10 de janeiro de 2011

Medo do mais do mesmo

Sabe a diferença entre Regina Duarte e eu? Não tenho medo. Sim, muito infame essa piadinha; perdoável, no entanto, por considerar o mesmo nível do ridículo a covardia, o medinho da vida, a frescurite que confere um ar Pati ou donzela de faroeste a muitas minas por aí. Não que seja destemida de tudo, heroína, peito de aço. A tirar pelo pavor a sapos, bandidos e patins. O caso é que o desconhecido, em vez de assustar, me encanta. O escuro pode revelar uma bela paisagem ao acender do interruptor. O túnel, aquela velha luz. E o que se desconhece, algo de bom. Sim, porque o previsível não permite esperança, expectativas múltiplas, escolhas sem fim. E é disso que me queixo, de quando a gente já sabe onde os caminhos vão dar. De quando a monotonia chega mesmo antes da parte boa. Do saber da frustração vindoura, da sensação de filme assistido, figurinha repetida. Isso é que dá medo: mais do mesmo. Como uma amiga querida, que acabou um relacionamento infrutífero há pouco e não sabe viver sem o cara que praticamente só a deixava mal, assim como outros que o mesmo fizeram. Ela, pelo jeito, não teme a repetição, a produção em série de desgraças, o disco riscado. Talvez se sinta mais segura com o que conhece. Aquela coisa de quando a vítima se apega ao algoz com medo que venham outros cujas malvadezas desconheça. E olhe que é uma coisa quase sem querer. Não creio, porém, em segurança, mas em algo que nos bote pra cima, faça bem, traga luz. E, nesse caso, o que não sabemos é ouro! Pode ser tragédia, porcaria, tempo perdido [acho que estou usando clichês de títulos de Legião demais aqui...], mas também pode ser a melhor coisa da vida, êxtase, alegria, construção. Válido, portanto, acreditar num porvir misterioso. Porque ser/ver A Namoradinha do Brasil assustada ninguém aguenta mais.  

4 de janeiro de 2011

Complexo de Sula Miranda

Daqueles assuntos de quando já tá faltando assunto na mesa feminina. Quase um jogo da verdade, com figurinhas divertidas sobre cafuçus.
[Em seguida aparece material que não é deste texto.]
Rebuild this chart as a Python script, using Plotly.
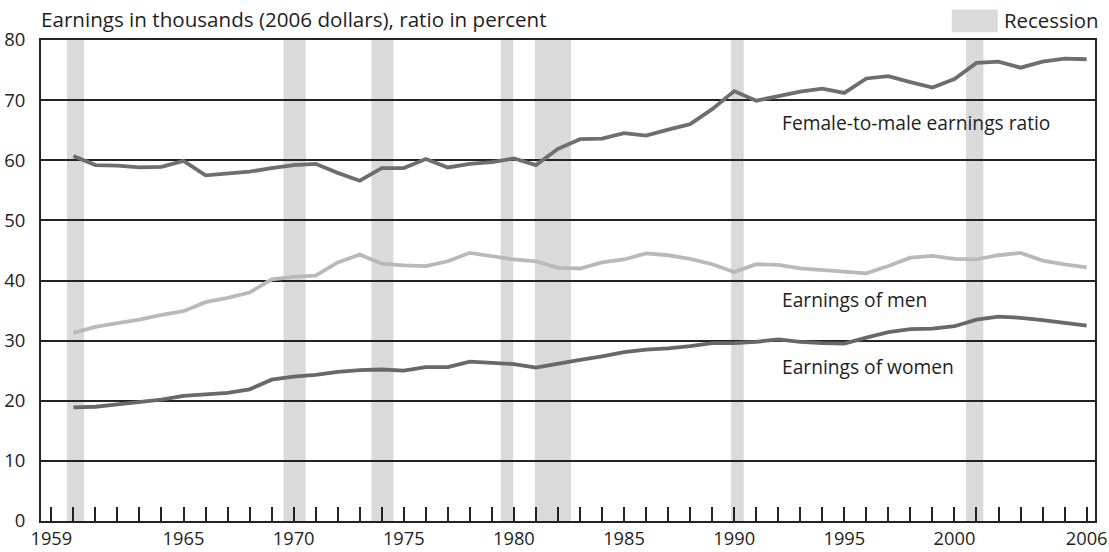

Contávamos peripécias da categoria Profissão. Saiu de tudo, de operador de fotocopiadora a mágico, passando por puliça e até bombeiro. Mas uma palavra pasmou o grupo: caminhoneiro. Ela já disse sorrindo, meio baixinho, como que a confessar somente pelo dever. Não passou batida, porém. Todas queriam saber da aventura Sula Miranda da garota, que, em vez de cobrir o rosto com as mãos, ensaiou um olhar saudoso de quem comeu e gostou (no bom sentido). Narrou o acontecido, o romantismo do rapaz, o nível alto de paixão daqueles beijos, a pegada do operário das estradas. Destacou também o respeito, a consideração, a paciência. "Coisa rara entre os cults, não?". Verdade. Logo todas se imaginaram no conforto da boleia, a ouvir Roberto Carlos, brincando com aqueles rosários e fitinhas pendurados no retrovisor. Contemplariam o grande adesivo do Cristo. Quiça o próprio crucifixo, dependendo da fé. Cada uma delas imaginou seu rosto tatuado no braço do robusto caminhoneiro, seu nome no parachoque, no meio de frases de amor. Suspiraram junto à nostálgica primeira-dama do Clube Irmão Caminhoneiro Shell. A boyzinha de Pedro e Bino. A inspiração de longas estradas. E quiseram ter estado lá.